How to Time the Move

The biggest practical question in a downsizing plan is often this: should you sell first or buy first?

There is no single answer for everyone, but the right path usually comes down to your equity, risk tolerance, and how much disruption you are willing to manage. In a market like San Francisco, timing matters, especially if your current home needs to fund the next purchase.

Sell First for Simplicity

A sell-first strategy is often the cleanest route. If you need proceeds from your current home to purchase in Nob Hill, selling first can reduce financial strain and make your offer cleaner.

This also helps you avoid relying on a home sale contingency. Redfin explains that a home sale contingency allows you to cancel if your current home does not sell, but sellers often see those offers as less attractive because they create uncertainty and delay.

Buy First for Convenience

A buy-first strategy can work if you have substantial equity and want to avoid two moves. It may also give you more time to prepare your current home for sale without feeling rushed.

If that is the route you are considering, financing matters. Bankrate’s bridge loan guide explains that bridge loans are short-term loans, typically six to 12 months, that can provide down payment funds and reduce the need for a sale contingency, though they usually come with higher rates and require strong equity and credit.

Add Extra Time for Co-ops

If you are buying a co-op, your timeline may need more cushion. One current Nob Hill co-op listing at 1200 California specifically requires board approval.

That additional step can affect both planning and closing speed. If your move needs to line up with the sale of another property, it is wise to account for the extra review process early.

A Smart Downsizing Checklist

Before you make a move to Nob Hill, focus on the questions that shape both lifestyle and cost:

  • What monthly payment feels comfortable once dues, taxes, insurance, and utilities are included?
  • Do you want simple ownership, or do you want full-service amenities?
  • Are you open to a co-op structure and board approval?
  • How important are parking, valet service, or EV charging?
  • Will you sell first, or do you have the equity and financing strength to buy first?
  • How much timeline flexibility do you need?

You should also review your mortgage readiness and closing costs before trying to coordinate two transactions at once. The CFPB home loan toolkit is a helpful place to organize those details.

Downsizing Well in Nob Hill

The best Nob Hill downsizing moves are usually the ones that balance emotion with numbers. You want the home to feel elevated and easy, but you also want the building, the carrying costs, and the resale profile to make sense.

That is where local strategy matters. In Nob Hill, one block, one building, or one ownership structure can change the experience significantly. When you compare homes through that lens, you can downsize with confidence instead of compromise.
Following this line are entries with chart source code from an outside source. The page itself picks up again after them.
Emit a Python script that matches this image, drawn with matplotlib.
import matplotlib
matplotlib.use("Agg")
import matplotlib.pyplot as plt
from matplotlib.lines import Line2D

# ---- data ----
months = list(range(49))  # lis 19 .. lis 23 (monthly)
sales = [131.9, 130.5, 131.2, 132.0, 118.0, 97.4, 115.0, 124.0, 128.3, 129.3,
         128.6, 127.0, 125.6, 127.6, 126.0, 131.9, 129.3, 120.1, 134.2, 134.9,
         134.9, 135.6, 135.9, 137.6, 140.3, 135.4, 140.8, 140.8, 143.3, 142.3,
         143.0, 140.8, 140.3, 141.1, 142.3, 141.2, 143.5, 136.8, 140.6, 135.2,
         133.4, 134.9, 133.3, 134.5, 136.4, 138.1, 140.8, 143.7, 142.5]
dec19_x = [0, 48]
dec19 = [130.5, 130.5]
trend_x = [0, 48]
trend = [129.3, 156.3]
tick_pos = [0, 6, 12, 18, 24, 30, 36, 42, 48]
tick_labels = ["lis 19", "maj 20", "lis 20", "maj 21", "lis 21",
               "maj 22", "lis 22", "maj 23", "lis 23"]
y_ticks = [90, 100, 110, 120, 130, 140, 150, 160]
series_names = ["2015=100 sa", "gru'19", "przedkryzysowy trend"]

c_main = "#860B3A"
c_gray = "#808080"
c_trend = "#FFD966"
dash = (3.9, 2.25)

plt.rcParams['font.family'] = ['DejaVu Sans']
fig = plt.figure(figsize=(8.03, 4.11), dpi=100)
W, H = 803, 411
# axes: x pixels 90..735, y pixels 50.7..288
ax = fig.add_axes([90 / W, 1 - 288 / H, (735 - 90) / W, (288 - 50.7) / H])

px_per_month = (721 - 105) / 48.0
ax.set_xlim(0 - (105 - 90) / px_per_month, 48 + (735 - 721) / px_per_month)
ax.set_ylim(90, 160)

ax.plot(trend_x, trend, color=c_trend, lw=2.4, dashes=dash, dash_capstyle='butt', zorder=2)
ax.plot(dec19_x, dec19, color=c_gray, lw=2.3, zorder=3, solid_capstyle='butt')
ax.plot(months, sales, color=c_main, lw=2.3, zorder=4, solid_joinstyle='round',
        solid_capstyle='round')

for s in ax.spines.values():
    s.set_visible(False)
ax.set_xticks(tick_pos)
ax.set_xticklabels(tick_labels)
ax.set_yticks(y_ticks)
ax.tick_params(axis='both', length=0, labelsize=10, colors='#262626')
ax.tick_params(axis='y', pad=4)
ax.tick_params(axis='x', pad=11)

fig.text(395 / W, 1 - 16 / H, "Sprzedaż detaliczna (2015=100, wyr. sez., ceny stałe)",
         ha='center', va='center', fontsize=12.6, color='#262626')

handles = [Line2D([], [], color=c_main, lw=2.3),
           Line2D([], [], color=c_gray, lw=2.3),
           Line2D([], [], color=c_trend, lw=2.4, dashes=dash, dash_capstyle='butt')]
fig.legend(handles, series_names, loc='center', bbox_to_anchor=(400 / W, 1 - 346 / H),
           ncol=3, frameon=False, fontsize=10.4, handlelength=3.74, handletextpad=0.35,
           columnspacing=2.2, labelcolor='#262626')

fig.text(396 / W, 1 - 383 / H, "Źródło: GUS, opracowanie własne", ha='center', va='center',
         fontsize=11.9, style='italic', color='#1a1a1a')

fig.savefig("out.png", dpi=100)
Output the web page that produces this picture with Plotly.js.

If you are weighing a move, Missy Wyant Smit Corporation can help you map out the right sell-first or buy-first strategy, evaluate Nob Hill building options, and navigate the process with clear, disciplined guidance.

FAQs

What makes Nob Hill a strong downsizing neighborhood in San Francisco?
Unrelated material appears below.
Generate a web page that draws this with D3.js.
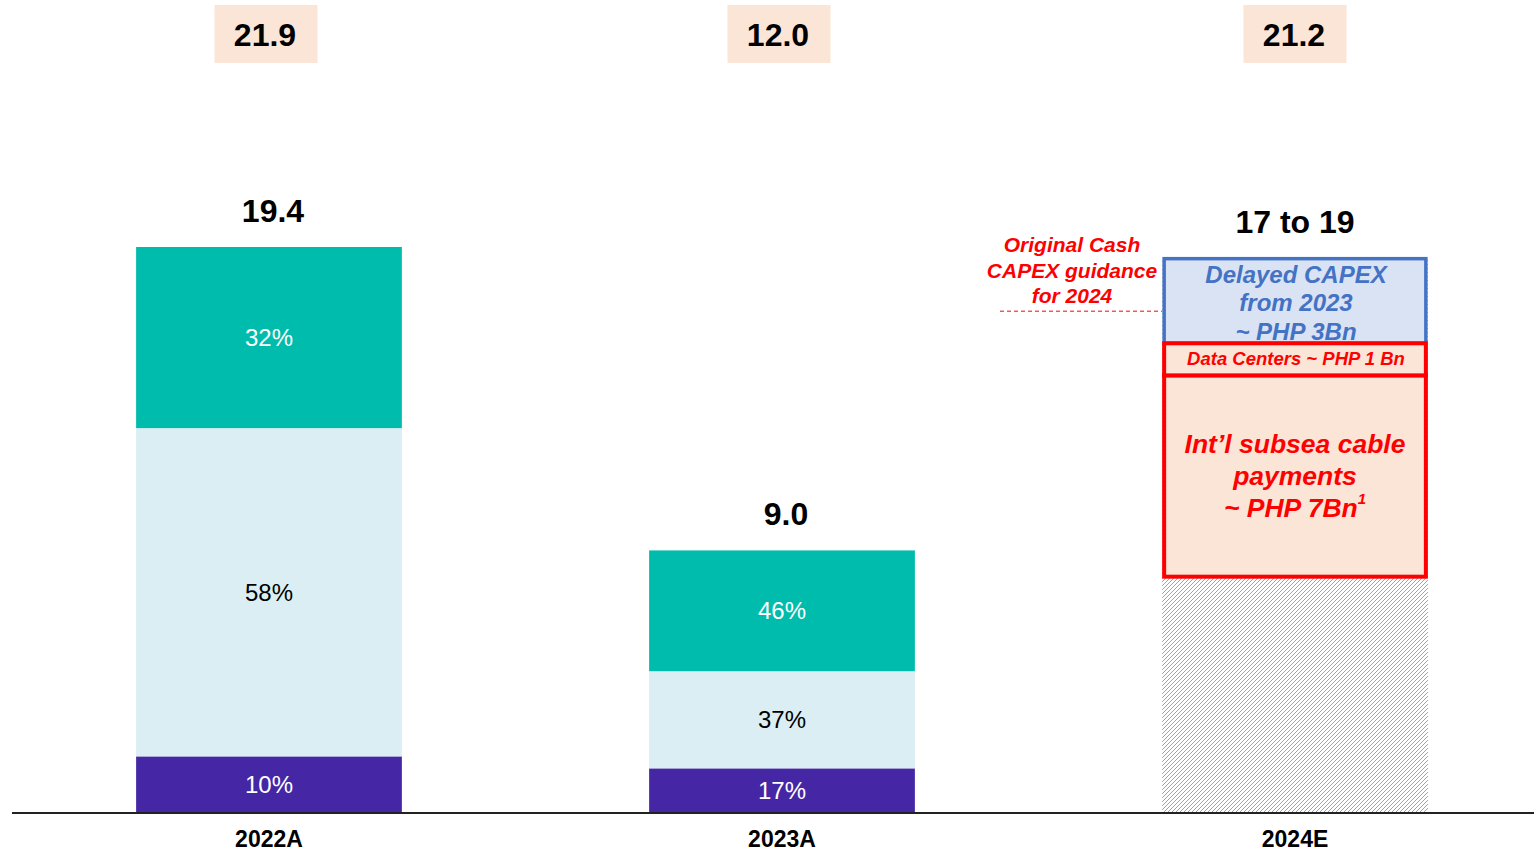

  • Nob Hill stands out for its 99 Walk Score, 96 Transit Score, established condo inventory, and access to landmarks, dining, and transit that support a lower-maintenance city lifestyle.

What is the difference between a Nob Hill condo and a Nob Hill co-op?
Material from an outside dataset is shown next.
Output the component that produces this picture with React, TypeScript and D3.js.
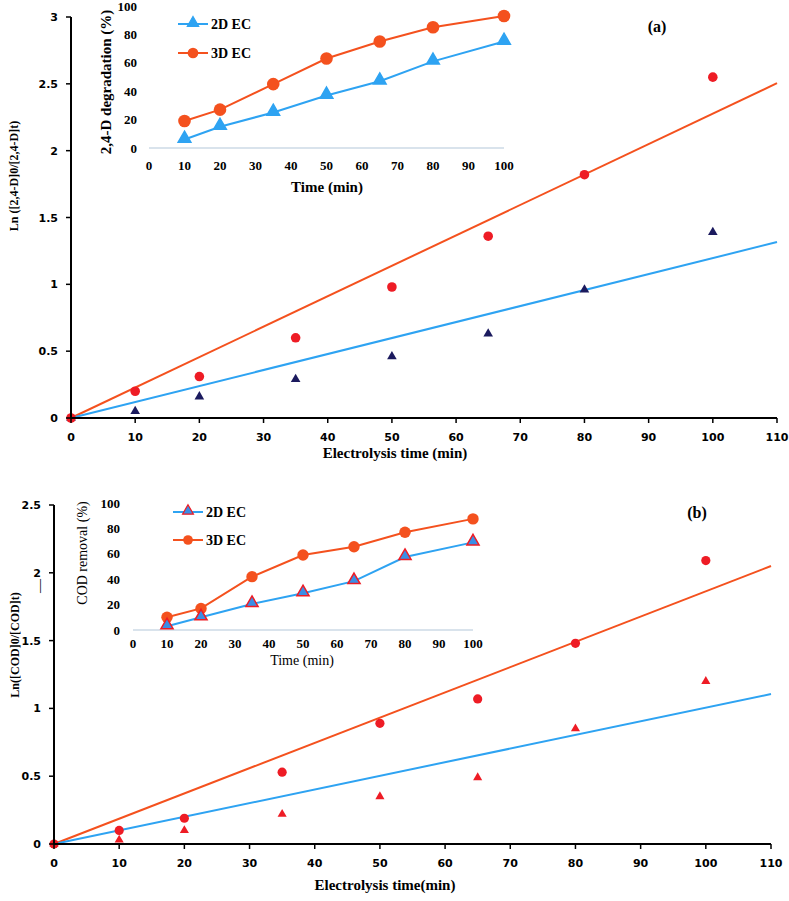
import React from "react";
import * as d3 from "d3";

// main panels: Ln(C0/Ct) vs electrolysis time
const times = [0, 10, 20, 35, 50, 65, 80, 100];
const lnA2D = [0, 0.05, 0.16, 0.29, 0.46, 0.63, 0.96, 1.39];
const lnA3D = [0, 0.2, 0.31, 0.6, 0.98, 1.36, 1.82, 2.55];
const lnB2D = [0, 0.03, 0.1, 0.22, 0.35, 0.49, 0.85, 1.2];
const lnB3D = [0, 0.1, 0.19, 0.53, 0.89, 1.07, 1.48, 2.09];

// linear fits (endpoints at t = 0 and t = 110)
const fitT = [0, 110];
const fitA2D = [0, 1.316];
const fitA3D = [0, 2.505];
const fitB2D = [0, 1.106];
const fitB3D = [0, 2.05];

// insets: removal (%) vs time
const insetTimes = [10, 20, 35, 50, 65, 80, 100];
const deg2D = [6, 15, 25, 37, 47, 61, 75];
const deg3D = [19, 27, 45, 63, 75, 85, 93];
const cod2D = [3, 10, 20.5, 29, 38.5, 57.5, 69];
const cod3D = [10, 17, 42, 59, 65.5, 77, 87.5];

const xTicks = [0, 10, 20, 30, 40, 50, 60, 70, 80, 90, 100, 110];
const yTicksA = [0, 0.5, 1, 1.5, 2, 2.5, 3];
const yTicksB = [0, 0.5, 1, 1.5, 2, 2.5];
const insetXTicks = [0, 10, 20, 30, 40, 50, 60, 70, 80, 90, 100];
const insetYTicks = [0, 20, 40, 60, 80, 100];

const BLUE = "#2ea3f2";
const ORANGE = "#f4511e";
const RED = "#ee1c25";
const NAVY = "#1b1a5e";
const SERIF = "'Liberation Serif', 'Times New Roman', serif";
const SANS = "'DejaVu Sans', Verdana, sans-serif";

const tri = (size: number) => d3.symbol(d3.symbolTriangle, size)() as string;

function MainPanel({ x0, x1, yBot, yTop, yMax, yTicks, s2D, s3D, f2D, f3D, triColor, triSize, circR, xTitle, yTitle, yTitleY, tag, tagX, tagY }: any) {
  const x = d3.scaleLinear().domain([0, 110]).range([x0, x1]);
  const y = d3.scaleLinear().domain([0, yMax]).range([yBot, yTop]);
  const line = d3.line<number>().x((_, i) => x(fitT[i])).y((d) => y(d));
  return (
    <g>
      <path d={line(f3D) as string} fill="none" stroke={ORANGE} strokeWidth={2} />
      <path d={line(f2D) as string} fill="none" stroke={BLUE} strokeWidth={2} />
      {times.map((t, i) => (
        <path key={"t" + i} d={tri(triSize)} fill={triColor} transform={`translate(${x(t)},${y(s2D[i])})`} />
      ))}
      {times.map((t, i) => (
        <circle key={"c" + i} cx={x(t)} cy={y(s3D[i])} r={circR} fill={RED} />
      ))}
      {/* axes */}
      <line x1={x0} x2={x0} y1={yTop} y2={yBot} stroke="#000" strokeWidth={2} />
      <line x1={x0} x2={x1} y1={yBot} y2={yBot} stroke="#000" strokeWidth={2} />
      {yTicks.map((v: number) => (
        <g key={"y" + v}>
          <line x1={x0 - 5} x2={x0} y1={y(v)} y2={y(v)} stroke="#000" strokeWidth={1.5} />
          <text x={x0 - 13} y={y(v) + 4} textAnchor="end" fontFamily={SANS} fontWeight="bold" fontSize={11}>{v}</text>
        </g>
      ))}
      {xTicks.map((v) => (
        <g key={"x" + v}>
          <line x1={x(v)} x2={x(v)} y1={yBot} y2={yBot + 5} stroke="#000" strokeWidth={1.5} />
          <text x={x(v)} y={yBot + 23} textAnchor="middle" fontFamily={SANS} fontWeight="bold" fontSize={11}>{v}</text>
        </g>
      ))}
      <text x={xTitle.x} y={xTitle.y} textAnchor="middle" fontFamily={SERIF} fontWeight="bold" fontSize={15}>{xTitle.text}</text>
      <text transform={`translate(${yTitle.x},${yTitleY}) rotate(-90)`} textAnchor="middle" fontFamily={SERIF} fontWeight="bold" fontSize={12}>{yTitle.text}</text>
      <text x={tagX} y={tagY} textAnchor="middle" fontFamily={SERIF} fontWeight="bold" fontSize={16}>{tag}</text>
    </g>
  );
}

function Inset({ x0, x1, y0, y1, s2D, s3D, bold, triFill, triStroke, triSize, circR, yTitle, yTitleX, yTitleY, xTitleX, xTitleY, lab, legX, legY }: any) {
  const x = d3.scaleLinear().domain([0, 100]).range([x0, x1]);
  const y = d3.scaleLinear().domain([0, 100]).range([y0, y1]);
  const line = d3.line<number>().x((_, i) => x(insetTimes[i])).y((d) => y(d));
  const fw = bold ? "bold" : "normal";
  return (
    <g>
      <line x1={x0} x2={x1} y1={y0} y2={y0} stroke="#b4c7d9" strokeWidth={1.2} />
      {insetYTicks.map((v) => (
        <text key={"iy" + v} x={lab.yRight} y={y(v) + 4.5} textAnchor="end" fontFamily={SERIF} fontWeight="bold" fontSize={13}>{v}</text>
      ))}
      {insetXTicks.map((v) => (
        <text key={"ix" + v} x={x(v)} y={lab.xBase} textAnchor="middle" fontFamily={SERIF} fontWeight="bold" fontSize={13}>{v}</text>
      ))}
      <path d={line(s3D) as string} fill="none" stroke={ORANGE} strokeWidth={2} />
      <path d={line(s2D) as string} fill="none" stroke={BLUE} strokeWidth={2} />
      {insetTimes.map((t, i) => (
        <circle key={"ic" + i} cx={x(t)} cy={y(s3D[i])} r={circR} fill={ORANGE} />
      ))}
      {insetTimes.map((t, i) => (
        <path key={"it" + i} d={tri(triSize)} fill={triFill} stroke={triStroke} strokeWidth={1.5}
          transform={`translate(${x(t)},${y(s2D[i]) - 1})`} />
      ))}
      <text transform={`translate(${yTitleX},${yTitleY}) rotate(-90)`} textAnchor="middle" fontFamily={SERIF} fontWeight={fw} fontSize={bold ? 15 : 14}>{yTitle}</text>
      <text x={xTitleX} y={xTitleY} textAnchor="middle" fontFamily={SERIF} fontWeight={fw} fontSize={bold ? 15 : 14}>Time (min)</text>
      {/* legend */}
      {[0, 1].map((k) => {
        const ly = legY[k];
        const col = k === 0 ? BLUE : ORANGE;
        return (
          <g key={"leg" + k}>
            <line x1={legX} x2={legX + 30} y1={ly} y2={ly} stroke={col} strokeWidth={2} />
            {k === 0 ? (
              <path d={tri(triSize * 0.8)} fill={triFill} stroke={triStroke} strokeWidth={1.2} transform={`translate(${legX + 15},${ly - 1})`} />
            ) : (
              <circle cx={legX + 15} cy={ly} r={circR * 0.85} fill={ORANGE} />
            )}
            <text x={legX + 33} y={ly + 5} fontFamily={SERIF} fontWeight="bold" fontSize={14}>{k === 0 ? "2D EC" : "3D EC"}</text>
          </g>
        );
      })}
    </g>
  );
}

export default function App() {
  return (
    <svg width={789} height={901} style={{ position: "absolute", left: 0, top: 0, background: "#fff" }}>
      <rect width={789} height={901} fill="#fff" />
      <MainPanel x0={71} x1={777} yBot={418} yTop={17} yMax={3} yTicks={yTicksA}
        s2D={lnA2D} s3D={lnA3D} f2D={fitA2D} f3D={fitA3D} triColor={NAVY} triSize={40} circR={4.8}
        xTitle={{ x: 395, y: 458, text: "Electrolysis time (min)" }}
        yTitle={{ x: 18, text: "Ln ([2,4-D]0/[2,4-D]t)" }} yTitleY={176}
        tag="(a)" tagX={657} tagY={32} />
      <Inset x0={149} x1={504} y0={148} y1={6} s2D={deg2D} s3D={deg3D} bold={true}
        triFill={BLUE} triStroke={BLUE} triSize={70} circR={6.3}
        yTitle="2,4-D degradation (%)" yTitleX={111} yTitleY={82} xTitleX={327} xTitleY={192}
        lab={{ yRight: 137, xBase: 170 }} legX={178} legY={[24, 53]} />
      <MainPanel x0={54} x1={771} yBot={844} yTop={505} yMax={2.5} yTicks={yTicksB}
        s2D={lnB2D} s3D={lnB3D} f2D={fitB2D} f3D={fitB3D} triColor={RED} triSize={36} circR={4.6}
        xTitle={{ x: 385, y: 890, text: "Electrolysis time(min)" }}
        yTitle={{ x: 19, text: "Ln([COD]0/[COD]t)" }} yTitleY={645}
        tag="(b)" tagX={697} tagY={518} />
      <text transform="translate(44,586) rotate(-90)" textAnchor="middle" fontFamily={SERIF} fontSize={14}>—</text>
      <Inset x0={133} x1={473} y0={630} y1={503} s2D={cod2D} s3D={cod3D} bold={false}
        triFill="#3a8ee6" triStroke={RED} triSize={64} circR={5.7}
        yTitle="COD removal (%)" yTitleX={87} yTitleY={553} xTitleX={302} xTitleY={665}
        lab={{ yRight: 120, xBase: 648 }} legX={173} legY={[512, 540]} />
    </svg>
  );
}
  • A condo gives you title to the unit and usually separate property tax costs, while a co-op involves buying shares in a corporation and often bundles more costs into monthly maintenance.

What should you compare besides sale price when downsizing to Nob Hill?

  • You should compare all-in monthly ownership costs, including HOA or co-op dues, taxes, utilities, insurance, parking, amenities, and any building-specific approval requirements.

Is it better to sell first or buy first when moving to Nob Hill?

  • Selling first is often simpler if your current home needs to fund the purchase, while buying first can work if you have strong equity, lender support, and room to carry two homes temporarily.

Do co-op purchases in Nob Hill take longer to close?

  • They can, because co-op buildings may require board approval in addition to the usual purchase steps.